Source code of charts:

—————

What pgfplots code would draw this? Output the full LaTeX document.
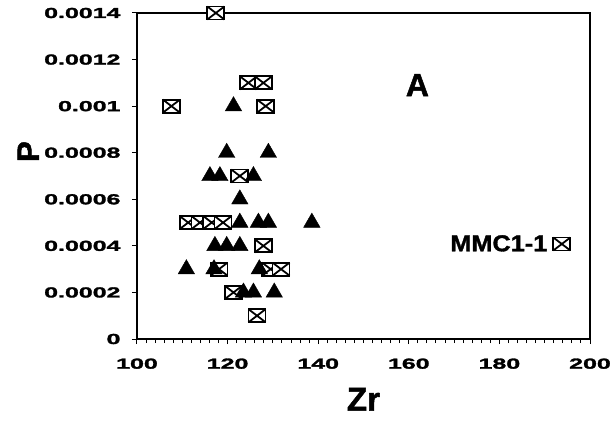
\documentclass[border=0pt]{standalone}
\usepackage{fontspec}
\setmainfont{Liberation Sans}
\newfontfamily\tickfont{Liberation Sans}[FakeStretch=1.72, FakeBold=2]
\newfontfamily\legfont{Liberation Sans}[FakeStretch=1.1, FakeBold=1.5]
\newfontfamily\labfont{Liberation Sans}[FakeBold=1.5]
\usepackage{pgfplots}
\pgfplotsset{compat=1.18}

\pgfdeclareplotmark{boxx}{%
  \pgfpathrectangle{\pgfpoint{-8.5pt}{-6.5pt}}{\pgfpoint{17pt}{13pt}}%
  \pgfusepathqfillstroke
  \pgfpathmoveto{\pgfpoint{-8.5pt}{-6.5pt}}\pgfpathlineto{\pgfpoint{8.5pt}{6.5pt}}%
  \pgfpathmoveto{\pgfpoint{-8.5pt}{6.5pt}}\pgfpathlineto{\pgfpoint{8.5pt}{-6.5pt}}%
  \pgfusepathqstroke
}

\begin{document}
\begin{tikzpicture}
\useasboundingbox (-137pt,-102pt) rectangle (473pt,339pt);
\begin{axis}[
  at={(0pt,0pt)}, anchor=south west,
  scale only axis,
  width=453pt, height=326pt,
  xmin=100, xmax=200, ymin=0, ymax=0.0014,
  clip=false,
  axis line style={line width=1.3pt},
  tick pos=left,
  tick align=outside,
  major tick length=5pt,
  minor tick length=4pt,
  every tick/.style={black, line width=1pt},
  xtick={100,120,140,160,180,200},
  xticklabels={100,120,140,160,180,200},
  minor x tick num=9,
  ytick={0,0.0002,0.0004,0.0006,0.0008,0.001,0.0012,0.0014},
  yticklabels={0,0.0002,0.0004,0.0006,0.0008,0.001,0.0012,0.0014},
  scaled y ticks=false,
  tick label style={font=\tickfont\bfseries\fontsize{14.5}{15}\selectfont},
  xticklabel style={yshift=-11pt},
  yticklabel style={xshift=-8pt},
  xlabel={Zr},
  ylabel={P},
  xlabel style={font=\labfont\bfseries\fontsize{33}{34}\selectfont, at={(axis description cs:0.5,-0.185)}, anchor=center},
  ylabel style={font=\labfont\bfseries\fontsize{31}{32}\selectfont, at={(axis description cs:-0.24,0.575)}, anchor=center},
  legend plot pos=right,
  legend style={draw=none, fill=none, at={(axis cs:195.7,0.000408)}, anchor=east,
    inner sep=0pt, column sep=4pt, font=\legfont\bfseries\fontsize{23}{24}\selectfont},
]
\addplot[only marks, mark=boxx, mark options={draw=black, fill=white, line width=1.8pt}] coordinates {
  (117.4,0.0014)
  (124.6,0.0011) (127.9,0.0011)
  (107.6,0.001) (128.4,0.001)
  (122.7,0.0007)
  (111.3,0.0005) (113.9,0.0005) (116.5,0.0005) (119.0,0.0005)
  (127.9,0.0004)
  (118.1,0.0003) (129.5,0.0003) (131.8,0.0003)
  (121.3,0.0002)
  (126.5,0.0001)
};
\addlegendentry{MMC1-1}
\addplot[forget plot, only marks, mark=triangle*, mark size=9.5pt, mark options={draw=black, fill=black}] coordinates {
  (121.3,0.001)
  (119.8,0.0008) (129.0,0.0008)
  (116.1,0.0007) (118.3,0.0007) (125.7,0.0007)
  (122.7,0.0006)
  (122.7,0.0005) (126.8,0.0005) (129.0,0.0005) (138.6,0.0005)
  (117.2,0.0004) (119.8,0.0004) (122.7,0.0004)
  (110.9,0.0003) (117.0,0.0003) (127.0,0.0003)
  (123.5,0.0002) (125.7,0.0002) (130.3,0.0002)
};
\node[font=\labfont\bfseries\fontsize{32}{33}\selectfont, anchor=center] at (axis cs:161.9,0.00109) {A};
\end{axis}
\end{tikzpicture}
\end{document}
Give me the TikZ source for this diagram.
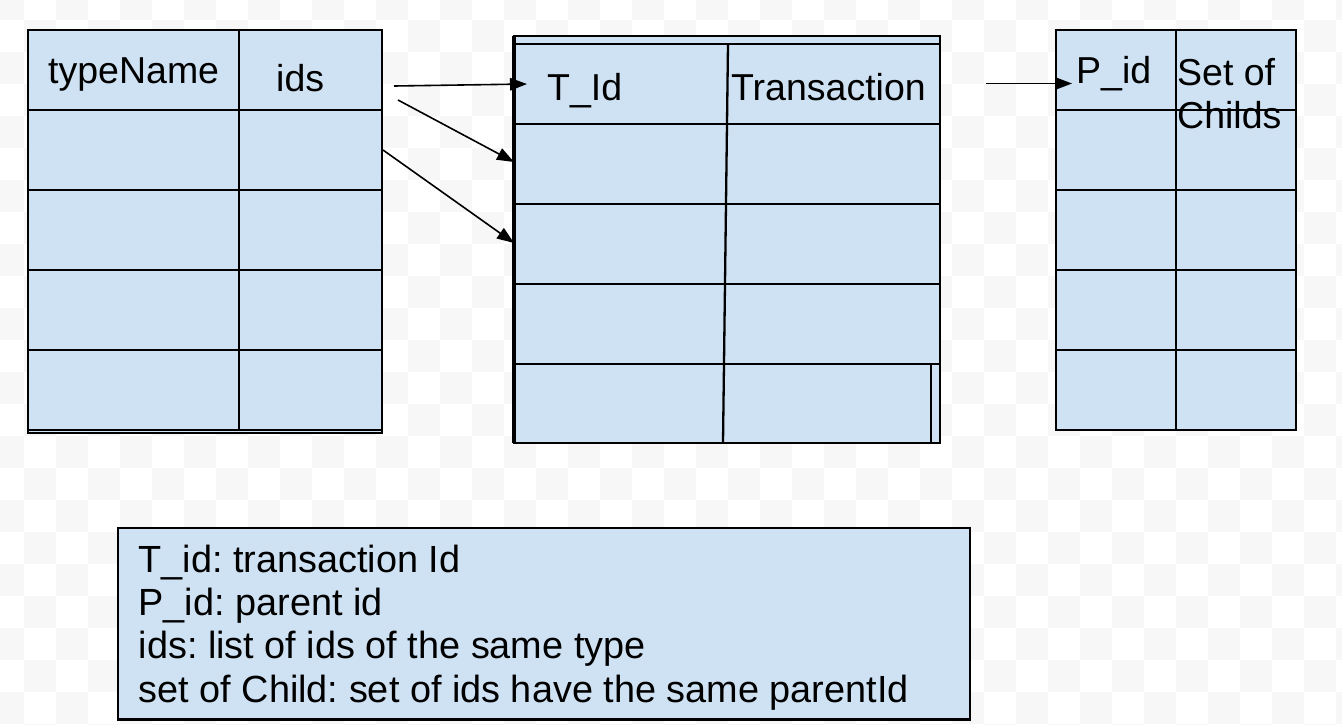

—————

→ **Task details**
Give back the whole listing as it stands, minus its pictures.

→ **Answer to the problem**
What pgfplots code would draw this? Output the full LaTeX document.
\documentclass[border=0pt]{standalone}
\usepackage{fontspec}
\setmainfont{Liberation Sans}
\newfontfamily\tickfont{Liberation Sans}[FakeStretch=1.72, FakeBold=2]
\newfontfamily\legfont{Liberation Sans}[FakeStretch=1.1, FakeBold=1.5]
\newfontfamily\labfont{Liberation Sans}[FakeBold=1.5]
\usepackage{pgfplots}
\pgfplotsset{compat=1.18}

\pgfdeclareplotmark{boxx}{%
  \pgfpathrectangle{\pgfpoint{-8.5pt}{-6.5pt}}{\pgfpoint{17pt}{13pt}}%
  \pgfusepathqfillstroke
  \pgfpathmoveto{\pgfpoint{-8.5pt}{-6.5pt}}\pgfpathlineto{\pgfpoint{8.5pt}{6.5pt}}%
  \pgfpathmoveto{\pgfpoint{-8.5pt}{6.5pt}}\pgfpathlineto{\pgfpoint{8.5pt}{-6.5pt}}%
  \pgfusepathqstroke
}

\begin{document}
\begin{tikzpicture}
\useasboundingbox (-137pt,-102pt) rectangle (473pt,339pt);
\begin{axis}[
  at={(0pt,0pt)}, anchor=south west,
  scale only axis,
  width=453pt, height=326pt,
  xmin=100, xmax=200, ymin=0, ymax=0.0014,
  clip=false,
  axis line style={line width=1.3pt},
  tick pos=left,
  tick align=outside,
  major tick length=5pt,
  minor tick length=4pt,
  every tick/.style={black, line width=1pt},
  xtick={100,120,140,160,180,200},
  xticklabels={100,120,140,160,180,200},
  minor x tick num=9,
  ytick={0,0.0002,0.0004,0.0006,0.0008,0.001,0.0012,0.0014},
  yticklabels={0,0.0002,0.0004,0.0006,0.0008,0.001,0.0012,0.0014},
  scaled y ticks=false,
  tick label style={font=\tickfont\bfseries\fontsize{14.5}{15}\selectfont},
  xticklabel style={yshift=-11pt},
  yticklabel style={xshift=-8pt},
  xlabel={Zr},
  ylabel={P},
  xlabel style={font=\labfont\bfseries\fontsize{33}{34}\selectfont, at={(axis description cs:0.5,-0.185)}, anchor=center},
  ylabel style={font=\labfont\bfseries\fontsize{31}{32}\selectfont, at={(axis description cs:-0.24,0.575)}, anchor=center},
  legend plot pos=right,
  legend style={draw=none, fill=none, at={(axis cs:195.7,0.000408)}, anchor=east,
    inner sep=0pt, column sep=4pt, font=\legfont\bfseries\fontsize{23}{24}\selectfont},
]
\addplot[only marks, mark=boxx, mark options={draw=black, fill=white, line width=1.8pt}] coordinates {
  (117.4,0.0014)
  (124.6,0.0011) (127.9,0.0011)
  (107.6,0.001) (128.4,0.001)
  (122.7,0.0007)
  (111.3,0.0005) (113.9,0.0005) (116.5,0.0005) (119.0,0.0005)
  (127.9,0.0004)
  (118.1,0.0003) (129.5,0.0003) (131.8,0.0003)
  (121.3,0.0002)
  (126.5,0.0001)
};
\addlegendentry{MMC1-1}
\addplot[forget plot, only marks, mark=triangle*, mark size=9.5pt, mark options={draw=black, fill=black}] coordinates {
  (121.3,0.001)
  (119.8,0.0008) (129.0,0.0008)
  (116.1,0.0007) (118.3,0.0007) (125.7,0.0007)
  (122.7,0.0006)
  (122.7,0.0005) (126.8,0.0005) (129.0,0.0005) (138.6,0.0005)
  (117.2,0.0004) (119.8,0.0004) (122.7,0.0004)
  (110.9,0.0003) (117.0,0.0003) (127.0,0.0003)
  (123.5,0.0002) (125.7,0.0002) (130.3,0.0002)
};
\node[font=\labfont\bfseries\fontsize{32}{33}\selectfont, anchor=center] at (axis cs:161.9,0.00109) {A};
\end{axis}
\end{tikzpicture}
\end{document}
Give me the TikZ source for this diagram.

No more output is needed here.